6.It gives you your time and headspace back
Perhaps the most underrated benefit of all. Every hour you spend wrestling with spreadsheets is an hour not spent serving customers, leading your team, or growing the business. Handing finance to people who do it well frees you to do what only you can do.
"The right team" doesn't mean a big team
This is the part many owners get wrong. Optimising your finance function isn't about hiring a department you can't afford. It's about getting the right level of support for where your business is now — and being ready to step it up as you grow.
Solid bookkeeping keeps the day-to-day accurate and up to date — the foundation everything else sits on.
Management accounting turns those records into insight: forecasts, margins, and the numbers that drive decisions.
Strategic, finance-director-level input guides the big moves — pricing, funding, and long-term planning — without the full-time salary, through outsourced or fractional support.
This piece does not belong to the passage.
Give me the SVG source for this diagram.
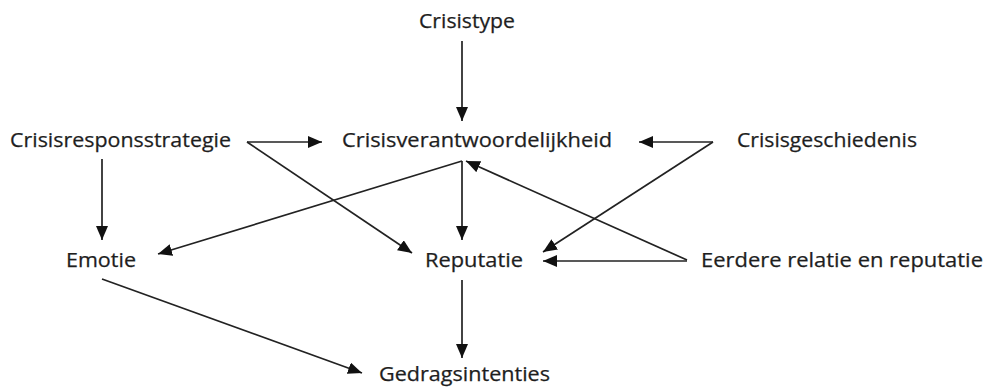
<svg xmlns="http://www.w3.org/2000/svg" width="987" height="387" viewBox="0 0 987 387">
<style>
.t{font-family:"Open Sans","Noto Sans","Liberation Sans",sans-serif;font-size:20px;fill:#1e1e1e;stroke:#1e1e1e;stroke-width:0.25}
.c line{stroke:#222;stroke-width:1.7;fill:none}
</style>
<defs>
<marker id="a" markerUnits="userSpaceOnUse" markerWidth="15" markerHeight="13" refX="14" refY="6" orient="auto">
<path d="M0,0 L14,6 L0,12 Z" fill="#111"/>
</marker>
</defs>
<rect width="987" height="387" fill="#fff"/>
<g class="c" id="connectors">
<line x1="462" y1="41" x2="462" y2="121" marker-end="url(#a)"/>
<line x1="247" y1="142" x2="322" y2="142" marker-end="url(#a)"/>
<line x1="247" y1="142" x2="412" y2="253" marker-end="url(#a)"/>
<line x1="102" y1="159" x2="102" y2="240" marker-end="url(#a)"/>
<line x1="462" y1="161" x2="158" y2="254" marker-end="url(#a)"/>
<line x1="462" y1="161" x2="462" y2="240" marker-end="url(#a)"/>
<line x1="687" y1="260" x2="466" y2="161" marker-end="url(#a)"/>
<line x1="687" y1="261" x2="543" y2="261" marker-end="url(#a)"/>
<line x1="713" y1="142" x2="639" y2="142" marker-end="url(#a)"/>
<line x1="713" y1="142" x2="543" y2="252" marker-end="url(#a)"/>
<line x1="462" y1="280" x2="462" y2="358" marker-end="url(#a)"/>
<line x1="102" y1="279" x2="362" y2="373" marker-end="url(#a)"/>
</g>
<g id="crisistype"><text class="t" x="419" y="28" textLength="96" lengthAdjust="spacingAndGlyphs">Crisistype</text></g>
<g id="crisisresponsstrategie"><text class="t" x="10" y="147" textLength="221" lengthAdjust="spacingAndGlyphs">Crisisresponsstrategie</text></g>
<g id="crisisverantwoordelijkheid"><text class="t" x="342" y="147" textLength="270" lengthAdjust="spacingAndGlyphs">Crisisverantwoordelijkheid</text></g>
<g id="crisisgeschiedenis"><text class="t" x="737" y="147" textLength="180" lengthAdjust="spacingAndGlyphs">Crisisgeschiedenis</text></g>
<g id="emotie"><text class="t" x="66" y="267" textLength="70" lengthAdjust="spacingAndGlyphs">Emotie</text></g>
<g id="reputatie"><text class="t" x="425" y="267" textLength="98" lengthAdjust="spacingAndGlyphs">Reputatie</text></g>
<g id="eerdere"><text class="t" x="701" y="267" textLength="282" lengthAdjust="spacingAndGlyphs">Eerdere relatie en reputatie</text></g>
<g id="gedragsintenties"><text class="t" x="379" y="381" textLength="171" lengthAdjust="spacingAndGlyphs">Gedragsintenties</text></g>
</svg>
For most SMEs, the smartest move is a blend that fits the budget today and flexes as things change. You don't need everything at once. You just need the right things, in the right order.
Where to start
You don't have to overhaul everything overnight. Begin with one honest question: are my numbers helping me make better decisions, or just keeping me compliant? If it's the latter, there's real value waiting to be unlocked — and it's usually far closer than you'd think.
Optimising your finance function is one of the rare business decisions that pays for itself many times over. The right team doesn't cost you money. It helps you keep more of it, make more of it, and sleep a little better while doing so.